Whether it's in Nigeria or Canada, police encounters haunt me
I have to drive with more vigilance because I’m Black
This First Person column was written by Uchechukwu Peter Umezurike, who lives and works in Calgary. For more information about CBC's First Person stories, please see the FAQ.
There is no unrest or riot in Imo state, Nigeria, but the police presence is always heavy. We've already meandered past two police checkpoints and there are more checkpoints along the road. Frustration gnaws me, although I remain calm.
On the radio, Nigerian-French musician Asa is singing Jailer. I turn the volume up and try to hum along but burst out laughing.
"What's funny, Dad?" my daughter asks from the backseat.
We are in chains, we're prisoners, I want to tell her, but she's seven and might not get it.
I stop laughing and sit up as the car ahead of me bumps forward and halts with a screech.
"Move an inch again, and I will shoot you!"
I flinch, tightening my grip on the wheel. I didn't notice that we had reached the next checkpoint. A policeman has his gun pointed at the driver before us.
It happens so fast. The driver is yanked out of his car and thrown to the ground. Two police officers smash his body with the butts of their guns, berating him. The scream from the man's lungs shatters the air.
A fourth policeman walks over to me, cradling his gun. He frisks our faces with flinty eyes, and my knees almost lock. My daughter shrinks in her seat. Without saying a word, he waves us along.
It has been eight years since my encounter with the Nigerian police. Even though I now live in Canada, the encounter still haunts me.
Sometime last summer, a friend and I were trying to locate another friend who'd moved into a new neighbourhood in Edmonton. My car GPS had misrouted us. My friend chided me after realizing I couldn't access Google Maps because I had no data on my phone.
"Bro, please don't ever take that risk."
"What do you mean?"
"If the cop stops you and something goes wrong, you always want to be livestreaming."
I have lived in Canada since 2016 and haven't encountered cops, but my friend's speech left me alarmed.
A few months later, another friend phoned me to recount how two cops had confronted them in Leduc, Alta., because someone had reported seeing a Black couple in a car prowling their neighbourhood. He and his girlfriend had missed the house where they had gone to pick up an item bought on Kijiji. The cops let them continue on their way after quizzing them. My friend recalled his shock when he heard the cops say to them, "You fellows don't look dangerous."

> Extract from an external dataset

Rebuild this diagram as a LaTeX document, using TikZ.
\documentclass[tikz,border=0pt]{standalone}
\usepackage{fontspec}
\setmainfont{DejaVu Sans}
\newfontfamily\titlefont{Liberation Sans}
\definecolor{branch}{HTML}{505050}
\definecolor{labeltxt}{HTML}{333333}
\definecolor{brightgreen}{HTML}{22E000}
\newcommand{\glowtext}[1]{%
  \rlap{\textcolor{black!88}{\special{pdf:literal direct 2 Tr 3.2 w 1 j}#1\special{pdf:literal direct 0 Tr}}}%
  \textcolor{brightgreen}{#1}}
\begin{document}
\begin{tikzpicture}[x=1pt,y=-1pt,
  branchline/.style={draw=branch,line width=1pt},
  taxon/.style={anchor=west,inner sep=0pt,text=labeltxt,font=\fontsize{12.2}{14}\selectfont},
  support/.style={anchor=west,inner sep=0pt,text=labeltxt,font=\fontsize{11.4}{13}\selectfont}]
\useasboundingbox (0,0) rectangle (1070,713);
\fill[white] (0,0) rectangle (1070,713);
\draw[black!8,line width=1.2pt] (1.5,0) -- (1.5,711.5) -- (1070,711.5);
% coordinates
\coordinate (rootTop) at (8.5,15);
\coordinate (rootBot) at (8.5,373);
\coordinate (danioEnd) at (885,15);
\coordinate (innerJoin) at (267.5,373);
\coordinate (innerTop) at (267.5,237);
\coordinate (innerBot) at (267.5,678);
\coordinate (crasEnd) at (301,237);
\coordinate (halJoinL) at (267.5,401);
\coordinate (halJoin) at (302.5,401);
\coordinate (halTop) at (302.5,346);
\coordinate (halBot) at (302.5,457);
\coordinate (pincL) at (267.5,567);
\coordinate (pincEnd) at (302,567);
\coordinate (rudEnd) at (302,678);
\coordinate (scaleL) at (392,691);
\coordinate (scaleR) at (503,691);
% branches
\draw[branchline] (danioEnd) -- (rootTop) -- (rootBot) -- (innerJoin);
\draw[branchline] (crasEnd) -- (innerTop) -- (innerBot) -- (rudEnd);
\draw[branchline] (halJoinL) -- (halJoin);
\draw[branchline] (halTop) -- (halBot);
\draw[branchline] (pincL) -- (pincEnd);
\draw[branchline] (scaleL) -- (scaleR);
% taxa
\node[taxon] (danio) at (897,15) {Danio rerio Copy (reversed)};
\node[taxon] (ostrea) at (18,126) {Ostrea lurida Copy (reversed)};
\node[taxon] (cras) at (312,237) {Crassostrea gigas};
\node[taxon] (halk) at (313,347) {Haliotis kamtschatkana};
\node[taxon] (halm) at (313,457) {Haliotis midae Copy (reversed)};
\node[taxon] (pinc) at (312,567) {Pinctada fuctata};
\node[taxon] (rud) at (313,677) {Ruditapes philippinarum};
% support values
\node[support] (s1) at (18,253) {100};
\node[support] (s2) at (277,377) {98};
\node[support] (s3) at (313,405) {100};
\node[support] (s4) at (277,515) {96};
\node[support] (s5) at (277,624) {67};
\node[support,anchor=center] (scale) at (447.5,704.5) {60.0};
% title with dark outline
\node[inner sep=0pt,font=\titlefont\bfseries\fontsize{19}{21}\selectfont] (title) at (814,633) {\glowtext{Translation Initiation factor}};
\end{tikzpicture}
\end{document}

This is why these encounters haunt me and are intensified by the news of police brutality in North America. Sometimes I shudder when a squad car flashes by while I am driving. I know I have to drive with more vigilance because of the colour of my skin.
One day, I raced out of my apartment and drove off to restock groceries. My fingers almost slid off the wheel when I realized I had left my wallet at home. How would a Black man, without his driver's licence, identify himself if the cop pulled him over?

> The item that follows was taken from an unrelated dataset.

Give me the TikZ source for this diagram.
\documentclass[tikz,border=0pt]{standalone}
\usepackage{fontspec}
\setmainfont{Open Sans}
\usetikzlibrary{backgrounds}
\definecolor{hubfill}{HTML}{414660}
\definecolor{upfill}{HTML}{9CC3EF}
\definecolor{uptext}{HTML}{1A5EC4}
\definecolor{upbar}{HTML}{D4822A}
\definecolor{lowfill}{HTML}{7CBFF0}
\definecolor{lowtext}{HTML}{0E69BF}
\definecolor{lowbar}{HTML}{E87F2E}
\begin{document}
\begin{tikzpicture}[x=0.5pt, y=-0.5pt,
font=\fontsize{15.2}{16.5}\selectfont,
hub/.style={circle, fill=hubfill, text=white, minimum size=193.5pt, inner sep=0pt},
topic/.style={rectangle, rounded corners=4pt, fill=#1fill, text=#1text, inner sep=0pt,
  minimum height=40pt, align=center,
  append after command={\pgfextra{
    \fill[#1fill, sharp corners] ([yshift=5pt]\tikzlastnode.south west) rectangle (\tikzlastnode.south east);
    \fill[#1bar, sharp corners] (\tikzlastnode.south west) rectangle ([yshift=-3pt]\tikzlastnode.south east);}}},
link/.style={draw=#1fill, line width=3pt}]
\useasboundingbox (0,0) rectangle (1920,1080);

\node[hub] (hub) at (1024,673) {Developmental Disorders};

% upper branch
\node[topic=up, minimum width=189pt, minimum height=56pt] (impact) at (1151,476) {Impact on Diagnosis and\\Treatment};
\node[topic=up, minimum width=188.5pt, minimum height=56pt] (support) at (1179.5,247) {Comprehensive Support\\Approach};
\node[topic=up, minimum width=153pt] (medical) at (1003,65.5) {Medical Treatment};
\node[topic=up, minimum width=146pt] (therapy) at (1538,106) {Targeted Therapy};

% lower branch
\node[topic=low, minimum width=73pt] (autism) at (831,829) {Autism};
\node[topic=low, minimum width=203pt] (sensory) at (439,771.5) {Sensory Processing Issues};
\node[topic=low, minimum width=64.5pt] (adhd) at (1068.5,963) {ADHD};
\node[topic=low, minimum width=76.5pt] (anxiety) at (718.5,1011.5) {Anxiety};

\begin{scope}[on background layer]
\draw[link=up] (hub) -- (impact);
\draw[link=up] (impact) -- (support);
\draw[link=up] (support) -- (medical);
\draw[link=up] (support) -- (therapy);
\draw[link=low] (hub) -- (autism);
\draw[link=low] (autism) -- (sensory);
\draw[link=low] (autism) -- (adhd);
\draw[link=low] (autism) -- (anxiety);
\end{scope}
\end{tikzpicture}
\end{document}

When the videos of 29-year-old Tyre Nichols being clobbered by cops in Memphis, Tenn., flooded news outlets in January, I refused to watch the video because it re-enacted the frequency of Black men and women killed by the police. Yet on Twitter, the photo of a woman holding a placard with "STOP KILLING US" pulverized my bones.
That week, wracked with grief, I pleaded once again with my children as they left for school.
"Please keep your hoodies down. Wear your toques instead. Don't drift out during break with your classmates to the strip mall. Never leave your hands in your pockets when walking in an alley. Better still, avoid alleys even if it's daytime. Stand still, however panicky you feel, and don't flee if the police accost you on the street."
This fear has me in chains. I struggle with its haunting because I don't know what drives a police officer to perforate an unarmed civilian with bullets, bludgeon another citizen to a mess, strangle a boy gasping for mercy, or yank a girl by her braids and slam her head against the concrete. How does one take the life of a fellow human being he has already overpowered, then go home and have dinner with their family?
I know there will be measured calls for accountability, anti-bias training, reforms, and further demands for defunding and abolition of the system. Anger will surge and abate. Yet another police officer, somewhere, will brazenly end another Black life.
Still, I remain haunted by the clank of chains — chains that I can't shake off my wrists and ankles, no matter how hard I try.